Make sure your vehicle is parked (ideally on a flat surface). Be sure to wait until the engine is completely cooled off before opening the hood and start work.

Step 2: Locate the Adjustable Tensioner 

Contemporary Process

Most modern vehicles come with automatic belt tensioners with a pulley arrangement. This system has become the standard for automobiles today and has made adjusting the serpentine belt tension easier and more accessible. Inspect the serpentine belt and find the area that needs tension. Locate the adjustable belt tensioner. 

Conventional Process

However, if your car does not have one, the engine accessory that the belt operates has to be loosened from the engine. Most serpentine belt tensioners are below the alternator, attached to the power steering pump, or right below the a/c compressor. You will see the tensioner as it will be a bracket with an adjustable bolt sticking out of the bracket. 

For additional information, look at your manufacturer manual to guide you through the specific parts of your engine. 

Step 3: Loosen the Front Locking Bolt and Mounting Bolt

The front locking bolt is the item that secures the adjustment bracket to the engine accessory. It is secured with a ratchet and a socket. The next step is to loosen the front locking bolt and then loosen the mounting bolt with the ratchet and socket.

Step 4: Tighten the Serpentine Belt

Having located the adjustment bolt at the end of the adjustment bracket, turn the bolt clockwise to tighten the belt. After you’ve tightened the belt, retighten the lock bolt on the front of the bracket using the ratchet and socket.

Step 5: Check the Tension of the Serpentine Belt

To have the proper tension (not too tight or loose), the serpentine belt should have no more than ½ inch of slack.
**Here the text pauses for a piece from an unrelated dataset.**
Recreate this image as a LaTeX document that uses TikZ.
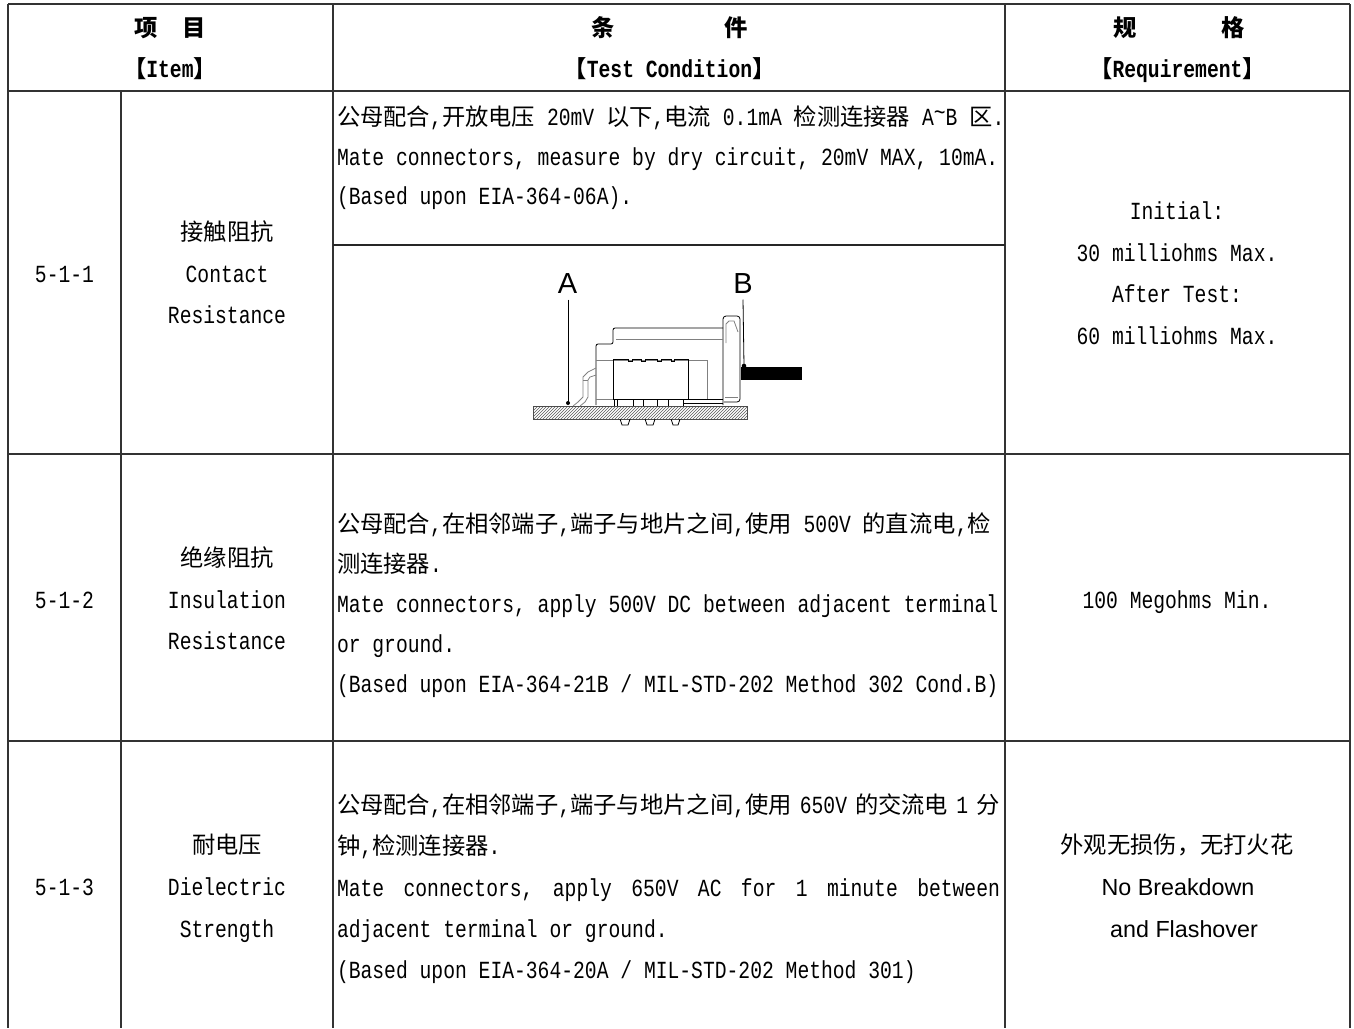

In order to make sure the belt has no more than a ½ inch of slack, you can adjust the belt from the adjustment bolt. If the engine accessory that the belt operates has no adjustment bracket, you must loosen the mounting bolts. You can tighten or loosen the mounting bolt to the accessory with the socket and ratchet. 

How To Tighten A Serpentine Belt

Step 6: Pry Against The Accessory 

Using the ratchet and socket, loosen the mounting bolts to the engine accessory. Using a pry bar, slide the bar in between the accessory and the engine. Pry against it until the serpentine belt is good and tight. Once the belt is tightened, using one hand, hold the pry bar and then, with the other hand, tighten one of the accessory mounting bolts.
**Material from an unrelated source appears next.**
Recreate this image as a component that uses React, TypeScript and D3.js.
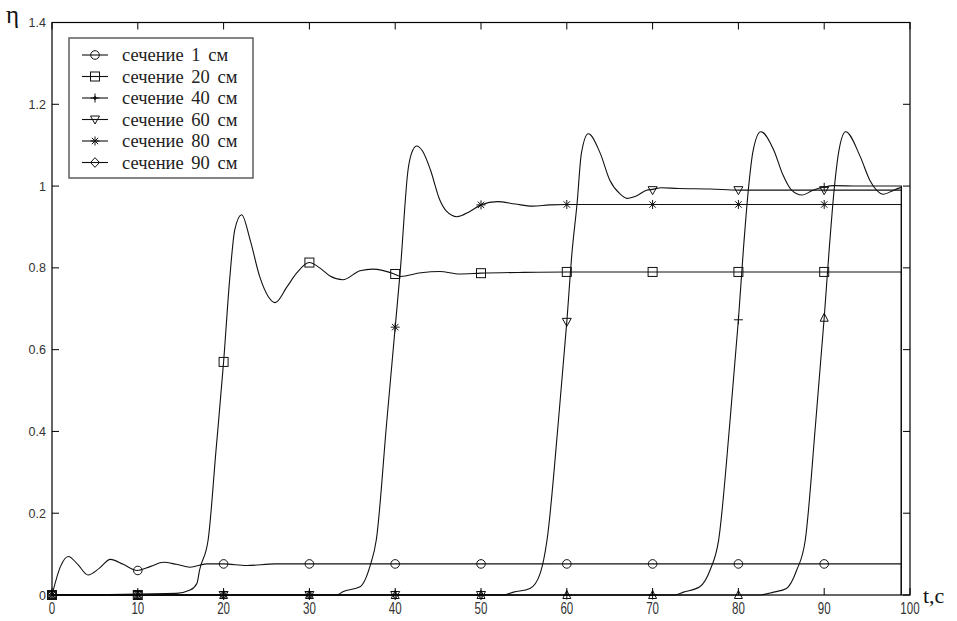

Step 7: Check the Belt Tension 

Re-check the tension of the serpentine belt. Again, the belt should not have more than ½ inch of slack. If the belt needs adjusting, use the pry bar until there is no more than ½ inch of slack, as discussed before. Once the tension is correct, tighten all the remaining accessory bolts using the ratchet and socket.

Start the engine and let it run for a bit. Listen for any squealing sounds. Please turn it off and re-check the belt’s tension to ensure it’s still correct. Repeat the steps if the belt is still not tightened correctly.


Given all the above details, it would be wise to pay attention to the general condition of the serpentine belt within the time period recommended in the manufacturer’s manual. While the belt is made to last a long time, be sure to make checking the belt a part of your auto inspection routine. 

The life and quality of a well-maintained and functioning belt are much better in the long run for both your car and your wallet. Keep the maintenance of your vehicle’s serpentine belt in check, and enjoy your time on the road without worrying.